From the Archives: Deb Vanasse on Push-ups and Poses

The limitations that any writer imposes on his work will grow out of the necessities that lie in the material itself – Flannery O’Connor, Mystery and Manners
Isn’t it wonderful, being a writer? The joy! The freedom!  Anywhere, anytime, inspiration may strike.  And we’re ready, with our notepads and laptops and smart phones, ready to spin our ideas in whichever direction they want to go.  That snippet of dialogue, that flash of insight, that exquisite image – from any of these, an entire poem or essay or novel can grow.  We just have to run with it.
But run where?  So many possibilities. So many directions. Freedom, it seems, is also a curse. What is a novel, after all, but what UAA’s David Stevenson once described as a million ways to go wrong?
If brain research is any indicator, poets have the right idea when they work within forms.  While the rest of us run freely, poets quietly and mindfully hold the writer’s equivalent of a yoga pose, enjoying the broader creative perspective that paradoxically comes from constraint.
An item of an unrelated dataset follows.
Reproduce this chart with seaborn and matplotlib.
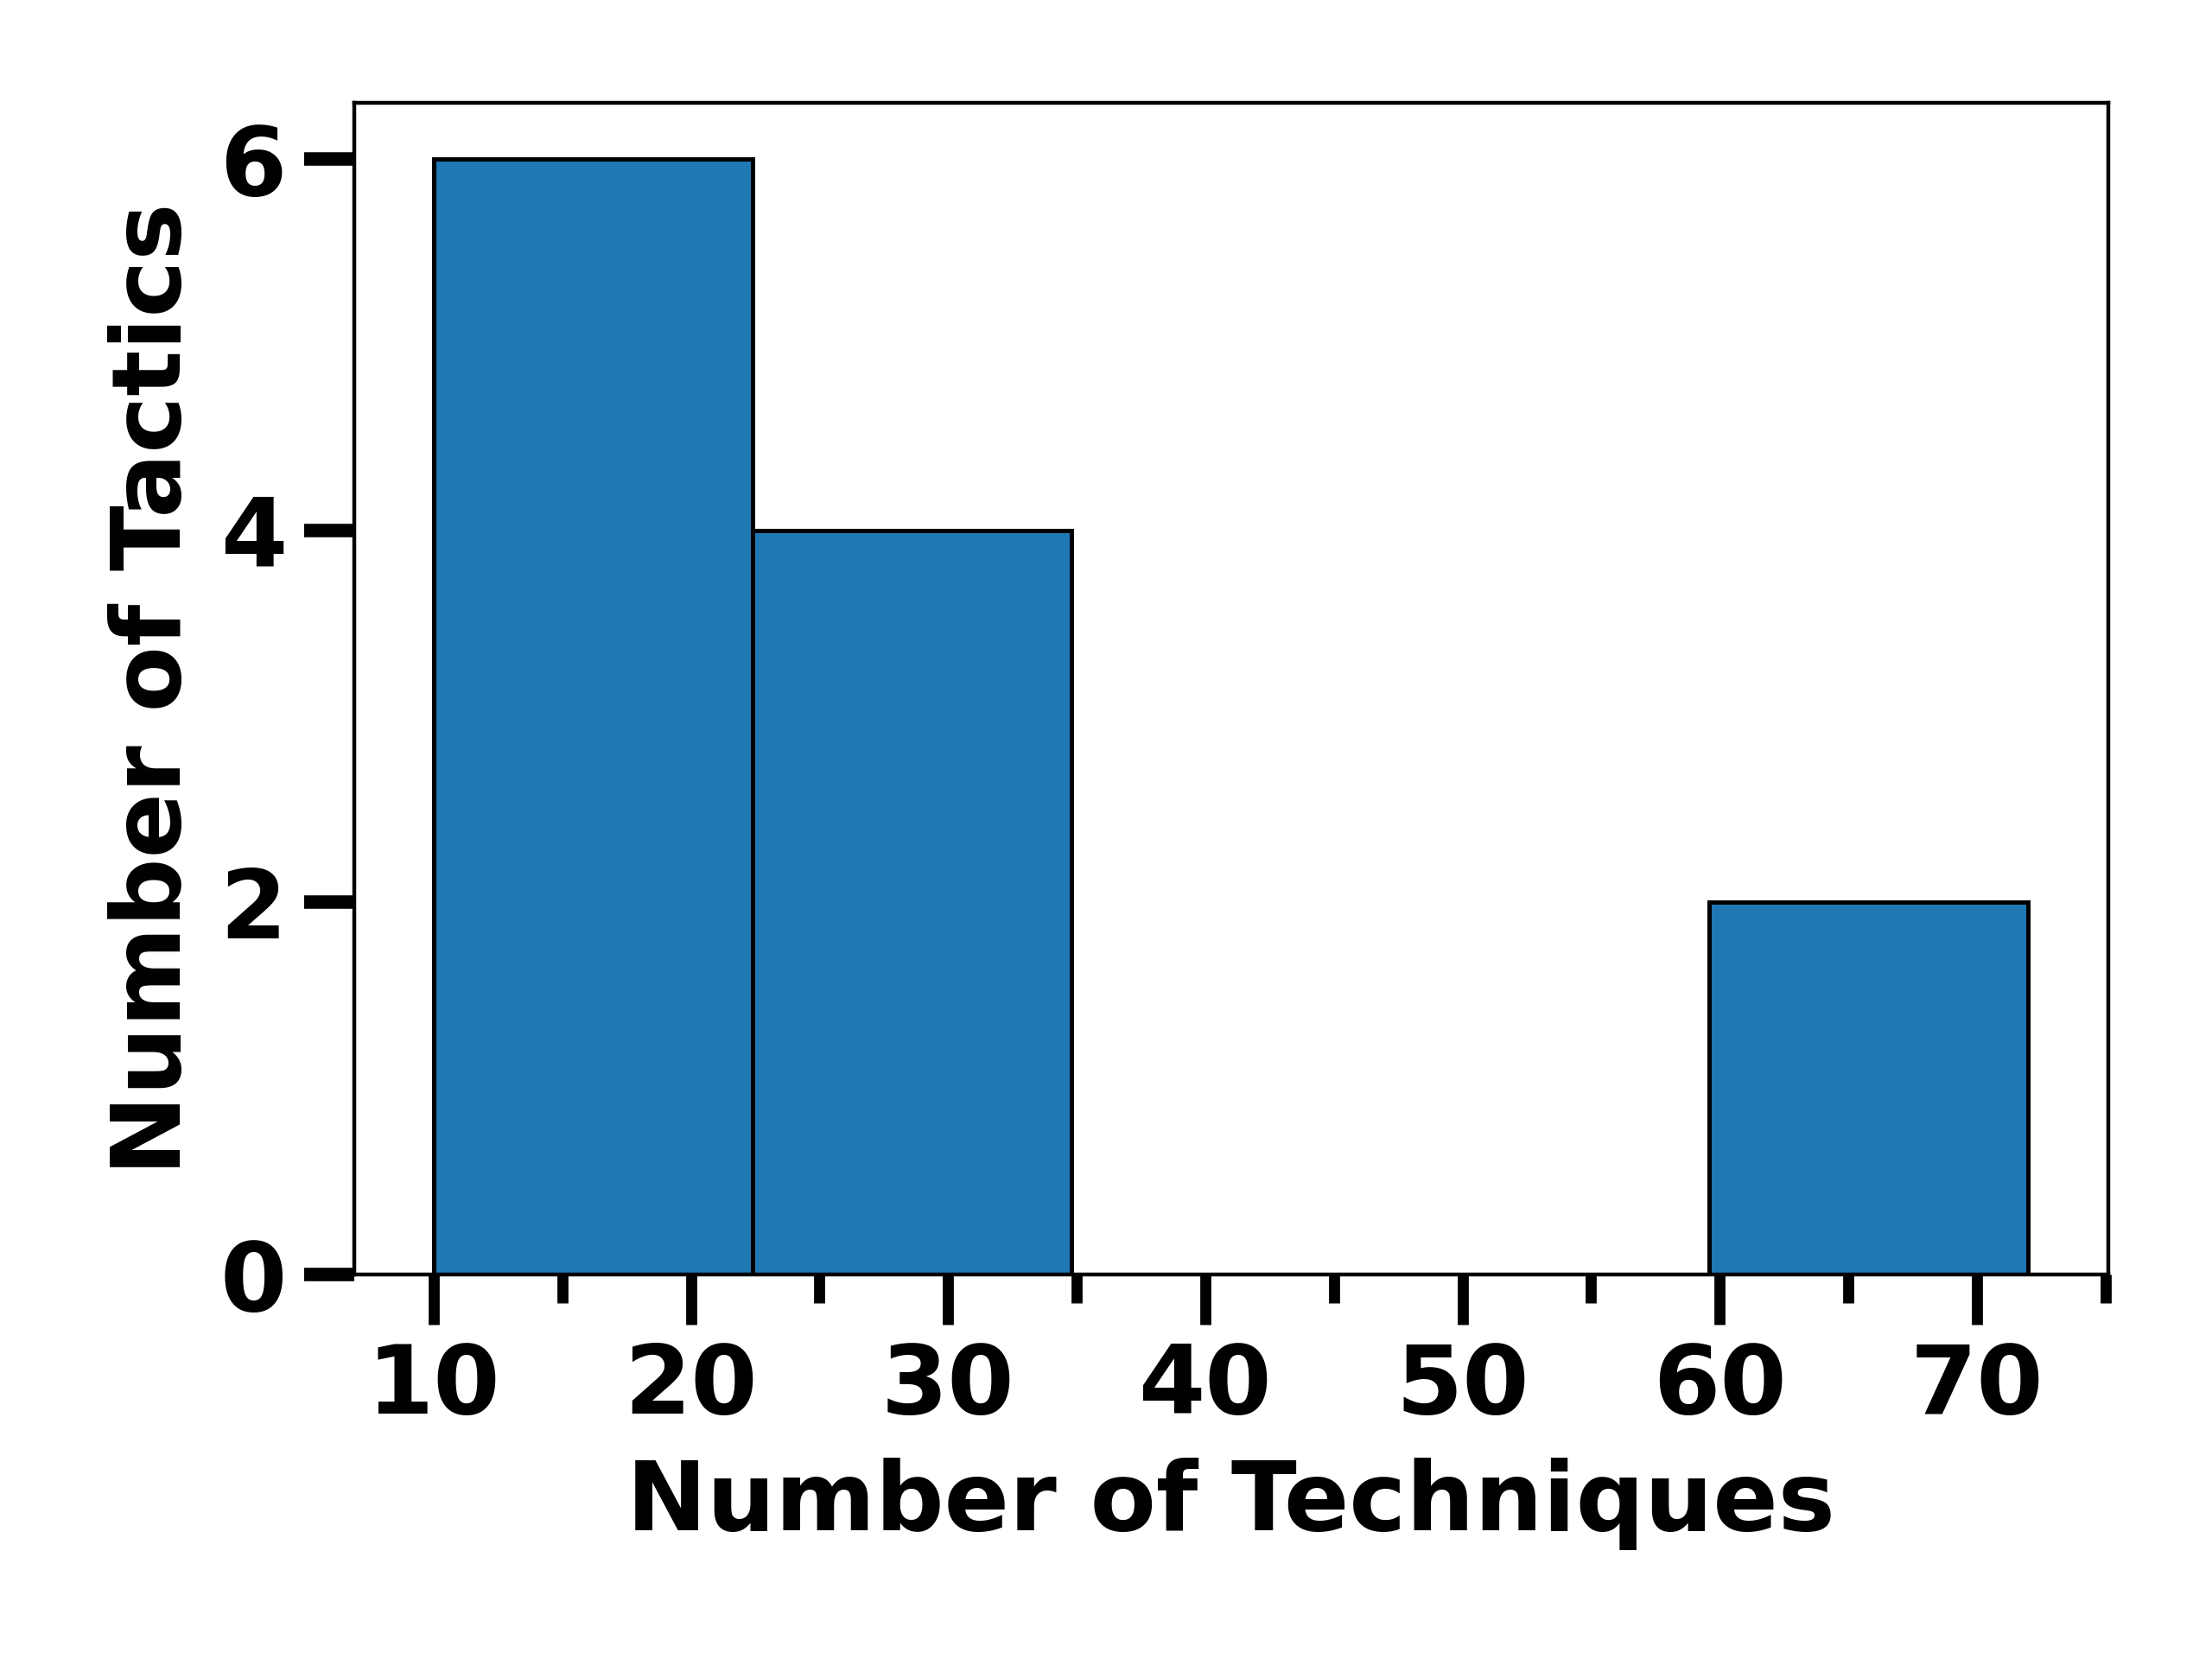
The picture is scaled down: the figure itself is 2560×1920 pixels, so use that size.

“We break out of the box by stepping into shackles,” Jonah Lehrer says, citing a study led by Janina Marguc at the University of Amsterdam which shows that obstacles of form force us to think in a broader, more interesting ways. Want to broaden your perception? Open up new ways of thinking? Find the connections between ideas that seem unrelated?  Find a roadblock, or as poets call it, a form.
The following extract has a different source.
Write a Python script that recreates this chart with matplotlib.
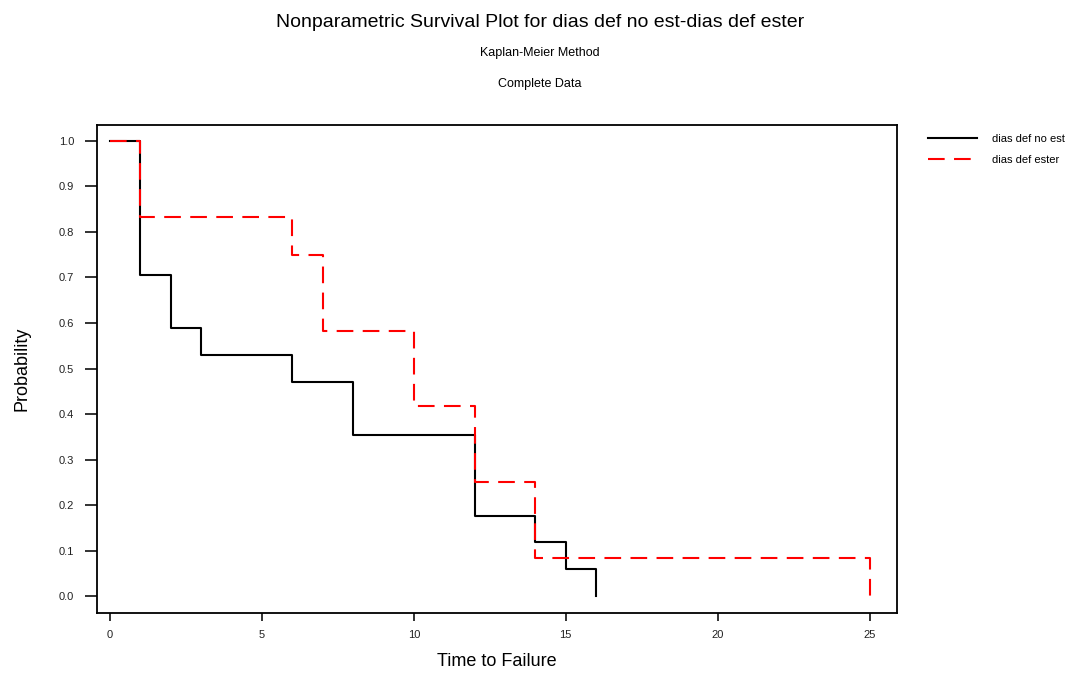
import matplotlib
matplotlib.use("Agg")
from matplotlib import pyplot as plt

plt.rcParams['font.family'] = ['Liberation Sans Narrow', 'Liberation Sans', 'DejaVu Sans']

# Kaplan-Meier estimates
no_est_time = [0, 1, 2, 3, 6, 8, 12, 14, 15, 16]
no_est_surv = [1.0, 0.706, 0.588, 0.529, 0.471, 0.353, 0.176, 0.118, 0.059, 0.0]

ester_time = [0, 1, 6, 7, 10, 12, 14, 25]
ester_surv = [1.0, 0.833, 0.750, 0.583, 0.417, 0.250, 0.083, 0.0]

x_ticks = [0, 5, 10, 15, 20, 25]
y_ticks = [0.0, 0.1, 0.2, 0.3, 0.4, 0.5, 0.6, 0.7, 0.8, 0.9, 1.0]

fig = plt.figure(figsize=(10.69, 6.73), dpi=100)
ax = fig.add_axes([0.0907, 0.0892, 0.7483, 0.7251])

ax.step(no_est_time, no_est_surv, where='post', color='black', lw=1.5,
        label='dias def no est')
ax.step(ester_time, ester_surv, where='post', color='red', lw=1.5,
        dashes=(8, 4.5), label='dias def ester')

ax.set_xlim(-0.43, 25.9)
ax.set_ylim(-0.037, 1.035)
ax.set_xticks(x_ticks)
ax.set_yticks(y_ticks)
ax.set_xticklabels([str(t) for t in x_ticks])
ax.set_yticklabels([f"{t:.1f}" for t in y_ticks])
ax.tick_params(axis='y', direction='out', length=8.5, width=1.3, pad=8,
               labelsize=8, colors='#222222')
ax.tick_params(axis='x', direction='out', length=5.5, width=1.3, pad=7,
               labelsize=8, colors='#222222')
for side in ax.spines.values():
    side.set_linewidth(1.3)

ax.set_xlabel("Time to Failure", fontsize=13, labelpad=9)
ax.set_ylabel("Probability", fontsize=13, labelpad=20)

fig.text(0.505, 0.967, "Nonparametric Survival Plot for dias def no est-dias def ester",
         ha='center', va='center', fontsize=14)
fig.text(0.505, 0.921, "Kaplan-Meier Method", ha='center', va='center', fontsize=9)
fig.text(0.505, 0.875, "Complete Data", ha='center', va='center', fontsize=9)

fig.legend(loc='upper left', bbox_to_anchor=(0.859, 0.816), frameon=False,
           fontsize=8, handlelength=4.4, handletextpad=1.3, labelspacing=1.0)

fig.savefig("out.png", dpi=100)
Calling the brain “a neural tangle of near infinite possibility,” Lehrer explains that without constraints, our brains zero in on what not to notice, and as a result creativity suffers.  “The artificial requirements of the sonnet are just another cognitive obstacle,” he says, “a hurdle that compels the mind to think in a more holistic fashion. Unless poets are stumped by their art, unless they are forced to look beyond the obvious associations, they’ll never invent an original line. They’ll be stuck with clichés and banalities, with predictable adjectives and boring verbs. And this helps explain the stubborn endurance of poetic forms: because poets need to find a rhyming word with exactly three syllables, or an adjective that fits the iambic scheme, they end up uncovering all sorts of unexpected associations.”
This is why writing exercises can be so effective, even for experienced writers.  Cognitive push-ups, mindful poses – these actually nudge us toward originality, not away from it.  Plus the stakes are low, and that never hurts.
Blocked? In a rut? Stuck in the forever-middle?  Indulge in an exercise, ten or fifteen minutes of writing push-ups and poses, and see what creative ways of thinking you unleash. Then as O’Connor suggests, start looking for the limitations imposed by your work as it unfolds.
Try This:  Start by describing a fingernail – its shape, color, size, texture.  Include a metaphor in your description.  Now give this fingernail to a character and write a scene in which you mention the fingernail. The character must start out either angry or happy and by the end of the scene begin to move the other direction without the words angry or happy or their synonyms being used. Also include in the scene an object that has meaning for the character and some dialogue.
Check This Out:  In Now Write!, Sherry Ellis gathers writing exercises from dozens of authors, including Jayne Anne Phillips, Amy Bloom, and Steve Almond.  Point of view, character development, dialogue, plot and pacing, setting and description, craft, and revision are among the topics covered.  There’s also a large selection of generative writing exercises.  Though the emphasis is on fiction, poets and essayists will find good workouts here too.